The place was worse than Mahlia had expected. Old neighborhoods were collapsed on themselves. Waterways made a maze through twisting broken buildings and rubble. Kudzu-tangled jungle and swamped buildings intertwined with brackish pools and clouds of biting flies and mosquitoes.
There were bars full of nailshed girls and drunk soldiers, rifles slung over their shoulders, shouting at one another, smashing liquor bottles. Squatters and addicts watched the river traffic with drool stringing from their lips and red eyes. Thick pythons undulated in the canals, and ravens and magpies circled overhead.
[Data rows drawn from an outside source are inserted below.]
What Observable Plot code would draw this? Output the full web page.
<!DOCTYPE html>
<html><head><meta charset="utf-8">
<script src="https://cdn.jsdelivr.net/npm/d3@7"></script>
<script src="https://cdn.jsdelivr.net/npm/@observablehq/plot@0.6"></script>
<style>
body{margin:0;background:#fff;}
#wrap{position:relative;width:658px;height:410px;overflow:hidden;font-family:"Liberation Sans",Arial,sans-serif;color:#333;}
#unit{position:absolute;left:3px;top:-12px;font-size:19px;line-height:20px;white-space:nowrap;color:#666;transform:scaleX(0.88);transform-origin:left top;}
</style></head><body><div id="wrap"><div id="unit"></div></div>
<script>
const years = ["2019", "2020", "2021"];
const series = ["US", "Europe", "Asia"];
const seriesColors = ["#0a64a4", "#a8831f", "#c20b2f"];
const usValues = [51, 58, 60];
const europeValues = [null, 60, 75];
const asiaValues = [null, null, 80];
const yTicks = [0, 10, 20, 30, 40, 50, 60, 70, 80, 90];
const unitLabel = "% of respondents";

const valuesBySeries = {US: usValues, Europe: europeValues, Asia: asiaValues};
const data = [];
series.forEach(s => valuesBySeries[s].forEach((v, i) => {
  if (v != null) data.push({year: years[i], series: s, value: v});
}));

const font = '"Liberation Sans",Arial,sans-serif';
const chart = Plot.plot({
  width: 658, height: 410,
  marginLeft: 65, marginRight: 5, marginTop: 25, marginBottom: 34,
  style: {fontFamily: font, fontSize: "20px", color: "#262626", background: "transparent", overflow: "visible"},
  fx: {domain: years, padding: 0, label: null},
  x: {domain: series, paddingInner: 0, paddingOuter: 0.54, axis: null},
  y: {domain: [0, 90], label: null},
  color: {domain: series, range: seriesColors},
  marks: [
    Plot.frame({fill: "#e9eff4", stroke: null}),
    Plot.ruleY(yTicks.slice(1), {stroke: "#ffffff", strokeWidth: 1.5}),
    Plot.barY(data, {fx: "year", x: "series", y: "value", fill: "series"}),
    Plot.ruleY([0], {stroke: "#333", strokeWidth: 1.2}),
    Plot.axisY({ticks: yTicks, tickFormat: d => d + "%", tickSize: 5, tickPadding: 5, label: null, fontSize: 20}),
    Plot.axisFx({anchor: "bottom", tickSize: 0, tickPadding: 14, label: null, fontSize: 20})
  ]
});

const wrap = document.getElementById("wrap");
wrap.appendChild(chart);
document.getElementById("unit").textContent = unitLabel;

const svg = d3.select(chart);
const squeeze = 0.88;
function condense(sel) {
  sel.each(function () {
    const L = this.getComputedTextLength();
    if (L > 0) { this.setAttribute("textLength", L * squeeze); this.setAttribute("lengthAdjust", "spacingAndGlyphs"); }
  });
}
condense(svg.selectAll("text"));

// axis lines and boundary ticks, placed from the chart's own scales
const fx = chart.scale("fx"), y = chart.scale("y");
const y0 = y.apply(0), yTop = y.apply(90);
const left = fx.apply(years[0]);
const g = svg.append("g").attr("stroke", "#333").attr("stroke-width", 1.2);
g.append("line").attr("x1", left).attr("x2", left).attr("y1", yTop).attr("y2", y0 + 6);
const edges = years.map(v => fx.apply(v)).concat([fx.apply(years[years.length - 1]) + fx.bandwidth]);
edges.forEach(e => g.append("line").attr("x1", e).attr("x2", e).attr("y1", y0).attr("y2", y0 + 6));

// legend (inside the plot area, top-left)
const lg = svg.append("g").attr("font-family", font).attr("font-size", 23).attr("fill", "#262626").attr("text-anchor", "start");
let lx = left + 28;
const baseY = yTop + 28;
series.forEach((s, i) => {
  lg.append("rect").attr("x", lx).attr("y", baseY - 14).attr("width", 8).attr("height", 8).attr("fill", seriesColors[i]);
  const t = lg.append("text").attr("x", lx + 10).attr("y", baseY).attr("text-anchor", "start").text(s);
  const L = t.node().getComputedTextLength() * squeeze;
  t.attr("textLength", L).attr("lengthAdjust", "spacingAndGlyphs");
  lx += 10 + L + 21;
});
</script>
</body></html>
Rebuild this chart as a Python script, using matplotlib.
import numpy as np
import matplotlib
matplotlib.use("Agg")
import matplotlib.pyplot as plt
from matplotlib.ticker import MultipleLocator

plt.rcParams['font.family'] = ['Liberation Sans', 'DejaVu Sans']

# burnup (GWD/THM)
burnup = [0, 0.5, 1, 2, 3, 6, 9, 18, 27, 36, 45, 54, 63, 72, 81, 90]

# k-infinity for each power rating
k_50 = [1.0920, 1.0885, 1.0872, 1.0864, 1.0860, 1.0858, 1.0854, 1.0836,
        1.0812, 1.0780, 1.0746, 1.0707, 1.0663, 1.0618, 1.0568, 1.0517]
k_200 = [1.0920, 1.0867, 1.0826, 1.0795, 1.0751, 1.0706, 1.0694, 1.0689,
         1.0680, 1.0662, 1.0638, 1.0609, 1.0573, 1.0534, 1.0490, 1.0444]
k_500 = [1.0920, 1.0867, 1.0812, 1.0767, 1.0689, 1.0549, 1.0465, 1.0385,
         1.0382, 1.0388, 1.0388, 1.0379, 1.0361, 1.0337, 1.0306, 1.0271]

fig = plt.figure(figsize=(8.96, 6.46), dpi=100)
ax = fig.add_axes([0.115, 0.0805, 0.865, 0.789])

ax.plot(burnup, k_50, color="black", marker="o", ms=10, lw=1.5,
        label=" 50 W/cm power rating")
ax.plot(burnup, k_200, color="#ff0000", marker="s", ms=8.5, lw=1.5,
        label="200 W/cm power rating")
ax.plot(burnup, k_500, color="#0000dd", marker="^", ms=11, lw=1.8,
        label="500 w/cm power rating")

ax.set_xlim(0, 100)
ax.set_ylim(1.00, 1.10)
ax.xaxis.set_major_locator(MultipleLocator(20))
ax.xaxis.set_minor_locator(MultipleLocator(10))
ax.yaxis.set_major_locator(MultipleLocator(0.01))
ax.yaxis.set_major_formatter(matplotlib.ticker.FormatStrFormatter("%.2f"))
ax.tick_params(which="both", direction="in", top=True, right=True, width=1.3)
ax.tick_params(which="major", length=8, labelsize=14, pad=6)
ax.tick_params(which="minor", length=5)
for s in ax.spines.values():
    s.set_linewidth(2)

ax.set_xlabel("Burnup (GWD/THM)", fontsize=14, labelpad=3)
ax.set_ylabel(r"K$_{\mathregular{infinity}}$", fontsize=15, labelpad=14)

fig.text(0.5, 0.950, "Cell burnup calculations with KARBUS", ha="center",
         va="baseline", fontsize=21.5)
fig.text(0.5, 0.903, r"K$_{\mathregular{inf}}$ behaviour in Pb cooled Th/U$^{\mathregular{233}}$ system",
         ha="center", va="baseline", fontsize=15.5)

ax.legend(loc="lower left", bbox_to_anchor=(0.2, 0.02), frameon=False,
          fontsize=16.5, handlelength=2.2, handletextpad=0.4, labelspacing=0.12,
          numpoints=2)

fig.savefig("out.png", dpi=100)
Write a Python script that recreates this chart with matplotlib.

Mahlia spied a den of coywolv peering from a window, three stories up.
City and jungle bled into one.
River traffic moved sluggishly. The red-starred flag of the Army of God hung bedraggled from building windows, and the face of the AOG’s general, a man named Sachs, was slathered everywhere. Pictures of him holding up the green cross to his true believers, or wielding a shining sword and an assault rifle while the AOG flag billowed behind him.
His face stared out at the populace, challenging. Even the
crudest paintings of the warlord drew Mahlia’s eye. General Sachs had close-cropped hair and a scar that ran the length of his jaw. But it was his eyes, black and intense, that held her. The man seemed to inhabit his paintings, seemed alive within those eyes, and seemed to promise things.
Other people seemed to think so, too. As the populace of the Drowned Cities walked past the warlord’s various images, they made motions of supplication to him. Small gifts of food and flowers and snuffed-out candles were scattered beneath each painting, as if he were the Scavenge God or one of the Fates, but bigger.
His influence seemed to touch every neighborhood. Water sellers and nailshed girls and three-year-old children wore his political colors, and his soldiers were everywhere. In the streets and waterways. Clogging boardwalks as they smoked hand-rolled cigarettes and watched the river traffic. Army of God. Owners of the city. At least for now.